Esta historia de mis apuntes sucedió en el ejido Adalberto Tejeda, Municipio de Hidalgotitlán, en medio de la selva, de donde hice alusión la semana pasada. Me contó mi joven amigo:
«Tomaba mis alimentos en la casa de don Alejandro, quien sin saber leer y escribir tenía una gran filosofía de la vida. Su casita estaba en lo alto de una loma desde donde se veía, allá abajo, la escuela y la casa del maestro. El comedor tenía una ventana que daba hacia la escuela y desde allí contemplamos varias veces el paisaje, al caer la tarde. Una noche me dijo, filosófico, como era su estilo:
—La casita se mira triste. Como que le hace falta algo ¿No cree?
—Luz y agua— le contesté de inmediato.
—No. Tiene su lámpara de gas y el agua está muy cerca. Le falta alguien con quen platicar, para que no se sienta muy solito. Alguien que le haga compañía…
—¿Se acuerda que le conté que me iba a traer a una muchacha que conocí en Hidalgotitlán? Vive en Mundo Nuevo, allá en Coatzacoalcos…
—¡Pero pos cómo la conoció! No es una mujer de fiar. Usté no se puede arriesgar a tráir a cualquiera. Al rato le sale con una tarugada y cómo queda usté.
—Esos riesgos siempre van a existir. Son parte de la vida…
—Sí, pero no hay que buscarle. Mire, le propongo que se traiga a mi sobrina Esther. Es una güena mujer. Estoy seguro que acetará encantada.
—Todavía no quiero compromisos, don Alejandro. Por eso me quería traer a aquella muchacha, así nada más, sin mayores obligaciones…

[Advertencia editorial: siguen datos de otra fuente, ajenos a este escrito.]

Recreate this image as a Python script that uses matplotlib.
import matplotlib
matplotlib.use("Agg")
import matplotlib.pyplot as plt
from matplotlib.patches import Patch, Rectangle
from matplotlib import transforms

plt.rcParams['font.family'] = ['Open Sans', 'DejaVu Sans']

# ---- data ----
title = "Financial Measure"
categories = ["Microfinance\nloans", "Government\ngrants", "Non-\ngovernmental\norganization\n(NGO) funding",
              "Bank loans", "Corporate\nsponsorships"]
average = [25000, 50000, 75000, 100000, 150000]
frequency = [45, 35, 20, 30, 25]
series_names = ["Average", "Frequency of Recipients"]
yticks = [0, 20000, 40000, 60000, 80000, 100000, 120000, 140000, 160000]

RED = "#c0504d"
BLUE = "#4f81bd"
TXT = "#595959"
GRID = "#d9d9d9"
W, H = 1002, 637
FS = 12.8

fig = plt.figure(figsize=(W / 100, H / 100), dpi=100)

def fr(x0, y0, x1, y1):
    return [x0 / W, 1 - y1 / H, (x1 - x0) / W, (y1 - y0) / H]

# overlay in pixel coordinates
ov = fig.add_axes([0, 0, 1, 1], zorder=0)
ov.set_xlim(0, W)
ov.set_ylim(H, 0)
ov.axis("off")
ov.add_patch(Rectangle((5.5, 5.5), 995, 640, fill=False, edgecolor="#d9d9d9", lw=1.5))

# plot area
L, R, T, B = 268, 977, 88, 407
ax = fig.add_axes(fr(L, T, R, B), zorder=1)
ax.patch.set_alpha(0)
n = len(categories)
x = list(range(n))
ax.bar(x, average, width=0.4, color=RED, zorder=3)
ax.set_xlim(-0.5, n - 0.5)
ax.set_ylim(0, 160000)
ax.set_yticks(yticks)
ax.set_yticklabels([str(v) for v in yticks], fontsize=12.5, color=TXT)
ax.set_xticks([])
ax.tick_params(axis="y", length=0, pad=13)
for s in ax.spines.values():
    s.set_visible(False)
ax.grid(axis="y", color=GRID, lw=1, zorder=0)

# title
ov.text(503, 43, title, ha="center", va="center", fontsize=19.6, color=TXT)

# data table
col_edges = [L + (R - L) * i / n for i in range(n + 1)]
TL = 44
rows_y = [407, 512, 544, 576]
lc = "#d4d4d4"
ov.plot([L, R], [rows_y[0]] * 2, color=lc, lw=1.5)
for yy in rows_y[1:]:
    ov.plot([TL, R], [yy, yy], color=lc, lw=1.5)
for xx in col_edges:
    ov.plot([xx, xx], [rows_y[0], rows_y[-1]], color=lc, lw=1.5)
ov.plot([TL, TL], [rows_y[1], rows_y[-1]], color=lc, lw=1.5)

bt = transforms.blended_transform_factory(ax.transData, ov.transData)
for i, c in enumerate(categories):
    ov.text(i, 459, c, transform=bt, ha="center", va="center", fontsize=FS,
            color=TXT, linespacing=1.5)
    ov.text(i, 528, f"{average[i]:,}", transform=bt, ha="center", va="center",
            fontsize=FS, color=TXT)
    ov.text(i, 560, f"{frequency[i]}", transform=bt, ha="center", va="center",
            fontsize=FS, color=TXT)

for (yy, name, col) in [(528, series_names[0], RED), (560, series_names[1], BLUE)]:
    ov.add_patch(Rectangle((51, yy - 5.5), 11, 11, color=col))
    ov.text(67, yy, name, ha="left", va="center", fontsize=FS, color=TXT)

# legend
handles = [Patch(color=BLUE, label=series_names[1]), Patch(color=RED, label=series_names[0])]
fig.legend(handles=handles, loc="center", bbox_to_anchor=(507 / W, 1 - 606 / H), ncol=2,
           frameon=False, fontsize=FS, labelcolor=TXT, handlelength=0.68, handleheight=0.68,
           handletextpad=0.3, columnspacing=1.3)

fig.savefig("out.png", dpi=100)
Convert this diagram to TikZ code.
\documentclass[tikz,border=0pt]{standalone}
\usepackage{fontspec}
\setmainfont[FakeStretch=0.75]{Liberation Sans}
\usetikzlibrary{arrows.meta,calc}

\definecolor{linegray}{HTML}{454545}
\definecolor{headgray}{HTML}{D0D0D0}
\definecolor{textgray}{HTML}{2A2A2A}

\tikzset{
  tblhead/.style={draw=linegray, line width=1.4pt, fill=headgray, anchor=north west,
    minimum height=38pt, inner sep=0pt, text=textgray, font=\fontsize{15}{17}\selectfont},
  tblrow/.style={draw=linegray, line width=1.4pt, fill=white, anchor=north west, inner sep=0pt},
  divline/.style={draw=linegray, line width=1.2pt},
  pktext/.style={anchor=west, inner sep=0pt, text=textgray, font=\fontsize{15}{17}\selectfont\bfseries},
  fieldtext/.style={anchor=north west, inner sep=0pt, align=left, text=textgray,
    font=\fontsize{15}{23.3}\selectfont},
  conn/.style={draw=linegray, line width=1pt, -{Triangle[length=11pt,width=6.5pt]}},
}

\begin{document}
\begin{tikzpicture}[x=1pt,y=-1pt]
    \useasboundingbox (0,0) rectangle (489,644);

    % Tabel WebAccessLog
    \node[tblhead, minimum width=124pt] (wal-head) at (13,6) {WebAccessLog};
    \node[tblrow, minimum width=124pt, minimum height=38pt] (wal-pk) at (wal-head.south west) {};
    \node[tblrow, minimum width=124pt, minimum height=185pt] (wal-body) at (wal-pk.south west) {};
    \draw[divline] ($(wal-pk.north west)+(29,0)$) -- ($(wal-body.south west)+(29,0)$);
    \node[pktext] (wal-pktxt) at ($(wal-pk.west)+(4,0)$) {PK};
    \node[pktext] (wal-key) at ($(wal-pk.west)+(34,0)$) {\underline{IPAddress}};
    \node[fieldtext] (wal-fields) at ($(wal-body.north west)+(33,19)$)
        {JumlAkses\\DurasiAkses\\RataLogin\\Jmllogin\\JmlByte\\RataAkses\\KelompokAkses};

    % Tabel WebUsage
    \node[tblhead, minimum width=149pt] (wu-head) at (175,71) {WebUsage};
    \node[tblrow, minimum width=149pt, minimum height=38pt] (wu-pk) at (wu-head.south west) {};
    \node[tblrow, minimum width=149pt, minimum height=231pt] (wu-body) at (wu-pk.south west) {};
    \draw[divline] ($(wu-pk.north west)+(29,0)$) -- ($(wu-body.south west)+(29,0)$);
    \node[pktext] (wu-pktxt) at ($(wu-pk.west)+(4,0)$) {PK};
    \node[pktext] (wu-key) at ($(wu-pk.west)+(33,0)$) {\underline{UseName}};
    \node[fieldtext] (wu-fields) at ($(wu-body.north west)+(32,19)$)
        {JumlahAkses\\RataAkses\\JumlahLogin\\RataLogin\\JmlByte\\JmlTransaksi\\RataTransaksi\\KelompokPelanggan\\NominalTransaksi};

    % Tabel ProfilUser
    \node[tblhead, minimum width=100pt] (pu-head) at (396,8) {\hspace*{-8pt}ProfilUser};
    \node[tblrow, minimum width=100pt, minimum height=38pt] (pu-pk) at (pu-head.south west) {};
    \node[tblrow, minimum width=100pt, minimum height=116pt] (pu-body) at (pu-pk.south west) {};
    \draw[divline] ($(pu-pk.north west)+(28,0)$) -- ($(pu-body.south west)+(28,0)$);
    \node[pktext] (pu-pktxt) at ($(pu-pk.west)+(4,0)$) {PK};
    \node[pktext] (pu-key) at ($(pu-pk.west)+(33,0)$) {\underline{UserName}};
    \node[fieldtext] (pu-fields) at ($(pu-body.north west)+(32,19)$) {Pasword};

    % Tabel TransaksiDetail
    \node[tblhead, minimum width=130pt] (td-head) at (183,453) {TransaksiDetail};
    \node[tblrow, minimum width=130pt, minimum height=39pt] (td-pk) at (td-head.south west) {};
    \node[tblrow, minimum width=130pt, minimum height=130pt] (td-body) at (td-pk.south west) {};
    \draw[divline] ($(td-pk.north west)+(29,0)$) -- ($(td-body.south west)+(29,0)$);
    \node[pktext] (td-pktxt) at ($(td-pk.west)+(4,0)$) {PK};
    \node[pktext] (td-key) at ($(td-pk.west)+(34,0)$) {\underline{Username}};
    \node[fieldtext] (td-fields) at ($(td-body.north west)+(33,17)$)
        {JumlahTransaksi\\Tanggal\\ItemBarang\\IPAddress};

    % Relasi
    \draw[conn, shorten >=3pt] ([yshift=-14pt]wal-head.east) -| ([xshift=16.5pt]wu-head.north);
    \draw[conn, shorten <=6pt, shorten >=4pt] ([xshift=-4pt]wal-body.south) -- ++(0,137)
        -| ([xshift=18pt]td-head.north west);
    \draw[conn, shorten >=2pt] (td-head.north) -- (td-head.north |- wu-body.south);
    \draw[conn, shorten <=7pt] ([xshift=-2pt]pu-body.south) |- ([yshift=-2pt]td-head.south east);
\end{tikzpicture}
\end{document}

—¿Y si le pegaba un hijo? ¿Lo iba a abandonar? Usté no se me hace de esos.
—No. Tiene razón. Por eso desistí. La busqué, no la encontré y después ya no insistí.
—Usté puede agarrar una parcelita, ya se lo han dicho en las juntas ejidales. Tener unas vaquitas, unos puerquitos… Al principio yo se los puedo cuidar mientras usté le agarra el modo. Además, su casita va a quedar re bien, ya lo verá. Nomás le falta la compañera...

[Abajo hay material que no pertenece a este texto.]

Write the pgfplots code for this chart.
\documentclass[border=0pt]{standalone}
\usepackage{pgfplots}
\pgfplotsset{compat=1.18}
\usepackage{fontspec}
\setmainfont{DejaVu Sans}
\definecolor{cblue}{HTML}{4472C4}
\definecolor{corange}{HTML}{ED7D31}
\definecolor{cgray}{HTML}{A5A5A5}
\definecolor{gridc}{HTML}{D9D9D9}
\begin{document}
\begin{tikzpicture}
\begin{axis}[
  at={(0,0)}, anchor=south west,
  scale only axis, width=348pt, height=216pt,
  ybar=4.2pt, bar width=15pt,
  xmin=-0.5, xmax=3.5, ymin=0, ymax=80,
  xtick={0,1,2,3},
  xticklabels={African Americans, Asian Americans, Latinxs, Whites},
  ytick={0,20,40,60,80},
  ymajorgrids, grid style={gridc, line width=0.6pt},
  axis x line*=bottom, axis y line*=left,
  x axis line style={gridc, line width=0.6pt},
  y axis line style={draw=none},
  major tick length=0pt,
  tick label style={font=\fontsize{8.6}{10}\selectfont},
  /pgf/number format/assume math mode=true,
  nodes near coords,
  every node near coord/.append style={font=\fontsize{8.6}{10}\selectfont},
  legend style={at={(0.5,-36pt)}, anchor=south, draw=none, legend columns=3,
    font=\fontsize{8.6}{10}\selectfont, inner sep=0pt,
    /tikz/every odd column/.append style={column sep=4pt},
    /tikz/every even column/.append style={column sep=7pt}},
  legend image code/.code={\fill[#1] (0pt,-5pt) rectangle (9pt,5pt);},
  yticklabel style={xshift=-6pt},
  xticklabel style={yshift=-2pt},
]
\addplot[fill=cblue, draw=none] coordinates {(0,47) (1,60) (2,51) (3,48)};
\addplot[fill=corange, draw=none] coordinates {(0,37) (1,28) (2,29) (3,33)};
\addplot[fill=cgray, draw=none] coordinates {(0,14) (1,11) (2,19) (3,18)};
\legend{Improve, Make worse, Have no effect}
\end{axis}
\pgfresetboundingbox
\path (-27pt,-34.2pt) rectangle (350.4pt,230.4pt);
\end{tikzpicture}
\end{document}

Conocía a su sobrina y la soledad es mala consejera. Pero pensar que me proponía quedarme indefinidamente en aquel lugar, olvidar mis aspiraciones de estudiar algo más y de conocer otras formas de vida, me hizo reaccionar. No. Definitivamente no era ése mi destino.
Pensé una respuesta que no le pareciera una descortesía o un menosprecio. Le dije:
—Mire don Alejandro. El mes que entra termina el ciclo escolar. Después de entregar la documentación de fin de año al Inspector, me voy para el norte, a Ciudad Victoria, porque voy a estudiar. En agosto regreso y entonces platicamos nuevamente sobre este tema. ¿Qué le parece?
—¿No tendrá quen lo esté esperando por allá?
Sonreí. Le contesté con la mayor inocencia posible:
—No. Por el momento no tengo a nadie que me espere.
Me miró con cierto desencanto, pero yo gané tiempo. Personas muy buenas que, conforme a sus costumbres, intentan “acomodar” a su familia. Pero yo, por mi parte, no podía echar en saco roto las aspiraciones para una vida futura. Definitivamente yo no era para este lugar, aunque me pareciera agradable la convivencia con todas estas familias».